* WHAT YOU WILL DO *
Begin with the first line of the material and write out each line exactly, ending with the line that contains "(2,0) -- (2,915);". Pictures are not part of the copy.
[PROVIDED DATA start]
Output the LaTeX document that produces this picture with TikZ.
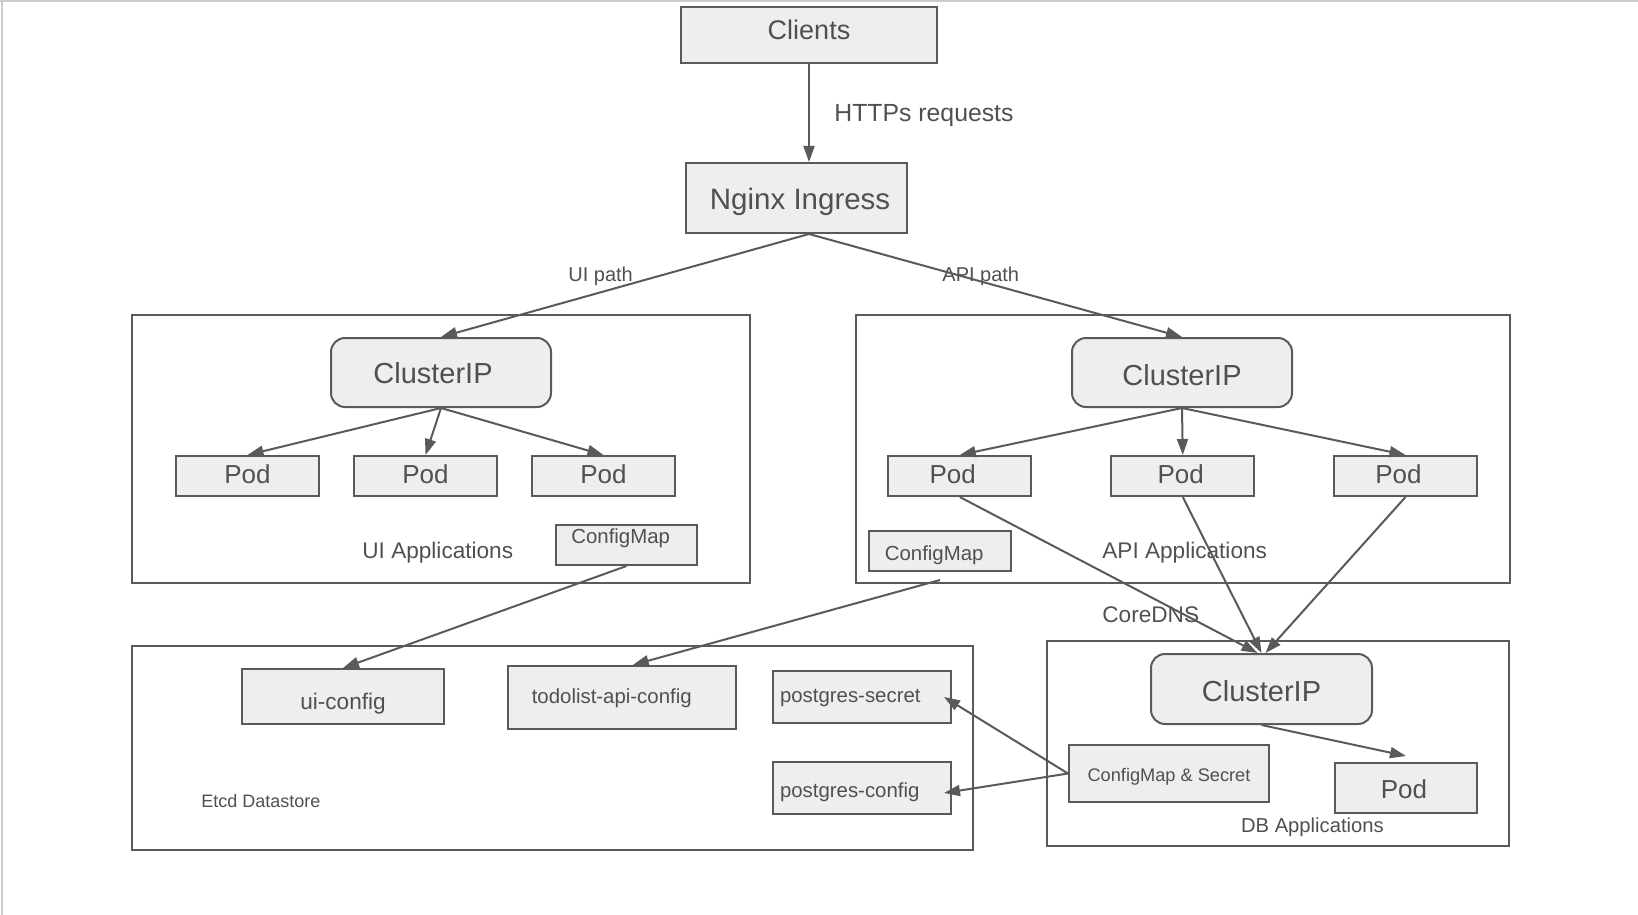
\documentclass[tikz,border=0pt]{standalone}
\usepackage{fontspec}
\setmainfont{Liberation Sans}
\usetikzlibrary{arrows.meta}
\definecolor{linegray}{HTML}{5A5A5A}
\definecolor{boxgray}{HTML}{EEEEEE}
\definecolor{textgray}{HTML}{505050}
\definecolor{framegray}{HTML}{CCCCCC}

\begin{document}
\begin{tikzpicture}[x=0.5pt, y=-0.5pt,
    fs/.style={font=\fontsize{#1}{#1}\selectfont},
    lift/.style={text depth=0pt, text height=#1},
    nudge/.style={execute at begin node=\kern-#1, execute at end node=\kern#1},
    box/.style={draw=linegray, fill=boxgray, line width=1pt, inner sep=0pt, text=textgray},
    roundbox/.style={box, rounded corners=7pt},
    podbox/.style={box, fs=13pt, minimum width=71.5pt, minimum height=20pt, lift=7.3pt},
    group/.style={draw=linegray, line width=1pt, inner sep=0pt},
    txt/.style={text=textgray, inner sep=0pt, anchor=base west},
    arr/.style={draw=linegray, line width=1pt, -{Triangle[length=8pt,width=5.5pt]}}]

    \useasboundingbox (0,0) rectangle (1638,915);
    % Page frame
    \draw[framegray, line width=0.6pt] (0,1) -- (1638,1);
    \draw[framegray, line width=0.6pt] (2,0) -- (2,915);

    % Clients and ingress
    \node[box, fs=13.5pt, minimum width=128pt, minimum height=28pt, lift=5pt] (CL) at (809,35) {Clients};
    \node[box, fs=14.75pt, minimum width=110.5pt, minimum height=35pt, lift=11.3pt, nudge=-1.8pt] (NG) at (796.5,198) {Nginx Ingress};
    \node[txt, fs=12.4pt] (HT) at (834,122) {HTTPs requests};
    \node[txt, fs=10pt] (UP) at (568,281.7) {UI path};
    \node[txt, fs=10pt] (AP) at (942,281.7) {API path};

    % UI Applications
    \node[group, minimum width=309pt, minimum height=134pt] (UA) at (441,449) {};
    \node[roundbox, fs=14.5pt, minimum width=110pt, minimum height=34.5pt, lift=10.5pt, nudge=4pt] (UC) at (441,372.5) {ClusterIP};
    \node[podbox] (U1) at (247.5,476) {Pod};
    \node[podbox] (U2) at (425.5,476) {Pod};
    \node[podbox] (U3) at (603.5,476) {Pod};
    \node[box, fs=10.2pt, minimum width=70.5pt, minimum height=20pt, text height=0pt, text depth=2pt, nudge=2.9pt] (UM) at (626.5,545) {ConfigMap};
    \node[txt, fs=11.3pt] (UT) at (362,558.3) {UI Applications};

    % API Applications
    \node[group, minimum width=327.25pt, minimum height=134pt] (AA) at (1182.75,449) {};
    \node[roundbox, fs=14.5pt, minimum width=110pt, minimum height=34.5pt, lift=12.5pt] (AC) at (1182,372.5) {ClusterIP};
    \node[podbox, nudge=3.5pt] (A1) at (959.75,476) {Pod};
    \node[podbox, nudge=1pt] (A2) at (1182.75,476) {Pod};
    \node[podbox, nudge=3.5pt] (A3) at (1405.5,476) {Pod};
    \node[box, fs=10.2pt, minimum width=71.25pt, minimum height=20pt, lift=9pt, nudge=2.9pt] (AM) at (940,551) {ConfigMap};
    \node[txt, fs=11.3pt] (AT) at (1102,558.3) {API Applications};
    \node[txt, fs=11.3pt] (DN) at (1102,622.7) {CoreDNS};

    % Etcd Datastore
    \node[group, minimum width=420.5pt, minimum height=102pt] (ED) at (552.5,748) {};
    \node[box, fs=11.3pt, minimum width=100.8pt, minimum height=27.5pt, lift=12.5pt] (UCF) at (343,696.5) {ui-config};
    \node[box, fs=10.2pt, minimum width=113.75pt, minimum height=31.5pt, lift=5.5pt, nudge=5pt] (TCF) at (621.75,697.5) {todolist-api-config};
    \node[box, fs=10.2pt, minimum height=26pt, inner xsep=3.5pt, text width=82pt, align=left, lift=5pt] (PS) at (862,697) {postgres-secret};
    \node[box, fs=10.2pt, minimum height=26pt, inner xsep=3.5pt, text width=82pt, align=left, lift=9.7pt] (PC) at (862,788) {postgres-config};
    \node[txt, fs=9pt] (ET) at (201,807.7) {Etcd Datastore};

    % DB Applications
    \node[group, minimum width=231pt, minimum height=102.5pt] (DA) at (1278,743.5) {};
    \node[roundbox, fs=14.5pt, minimum width=110.5pt, minimum height=35pt, lift=12.7pt] (DC) at (1261.5,689) {ClusterIP};
    \node[box, fs=9.1pt, minimum width=100pt, minimum height=28.5pt, lift=7.5pt] (CS) at (1169,773.5) {ConfigMap \& Secret};
    \node[box, fs=13pt, minimum width=71pt, minimum height=25pt, lift=10.3pt, nudge=1pt] (DP) at (1406,788) {Pod};
    \node[txt, fs=10.1pt] (DT) at (1240.7,832.3) {DB Applications};

    % Requests
    \draw[arr] (CL.south) -- (CL.south |- NG.north);
    \coordinate (NB) at (CL.south |- NG.south);
    \draw[arr] (NB) -- (UC.north);
    \draw[arr] (NB) -- (AC.north);
    \foreach \p in {U1,U2,U3} \draw[arr] (UC.south) -- (\p.north);
    \foreach \p in {A1,A2,A3} \draw[arr] (AC.south) -- (\p.north);

    % Service discovery
    \draw[arr] (A1.south) -- ([xshift=-2pt]DC.north);
    \draw[arr] (A2.south) -- (DC.north);
    \draw[arr] (A3.south) -- ([xshift=2pt]DC.north);
    \draw[arr] (DC.south) -- ([yshift=3pt]DP.north);

    % Config stored in etcd
    \draw[arr] (UM.south) -- (UCF.north);
    \draw[arr] ([yshift=-4pt]AM.south) -- ([xshift=5.5pt]TCF.north);
    \draw[arr] (CS.west) -- ([xshift=-4pt]PS.east);
    \draw[arr] (CS.west) -- ([xshift=-4pt,yshift=-2.5pt]PC.east);

\end{tikzpicture}
\end{document}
[PROVIDED DATA end]
* OUTPUT OF THE EXERCISE *
Output the LaTeX document that produces this picture with TikZ.
\documentclass[tikz,border=0pt]{standalone}
\usepackage{fontspec}
\setmainfont{Liberation Sans}
\usetikzlibrary{arrows.meta}
\definecolor{linegray}{HTML}{5A5A5A}
\definecolor{boxgray}{HTML}{EEEEEE}
\definecolor{textgray}{HTML}{505050}
\definecolor{framegray}{HTML}{CCCCCC}

\begin{document}
\begin{tikzpicture}[x=0.5pt, y=-0.5pt,
    fs/.style={font=\fontsize{#1}{#1}\selectfont},
    lift/.style={text depth=0pt, text height=#1},
    nudge/.style={execute at begin node=\kern-#1, execute at end node=\kern#1},
    box/.style={draw=linegray, fill=boxgray, line width=1pt, inner sep=0pt, text=textgray},
    roundbox/.style={box, rounded corners=7pt},
    podbox/.style={box, fs=13pt, minimum width=71.5pt, minimum height=20pt, lift=7.3pt},
    group/.style={draw=linegray, line width=1pt, inner sep=0pt},
    txt/.style={text=textgray, inner sep=0pt, anchor=base west},
    arr/.style={draw=linegray, line width=1pt, -{Triangle[length=8pt,width=5.5pt]}}]

    \useasboundingbox (0,0) rectangle (1638,915);
    % Page frame
    \draw[framegray, line width=0.6pt] (0,1) -- (1638,1);
    \draw[framegray, line width=0.6pt] (2,0) -- (2,915);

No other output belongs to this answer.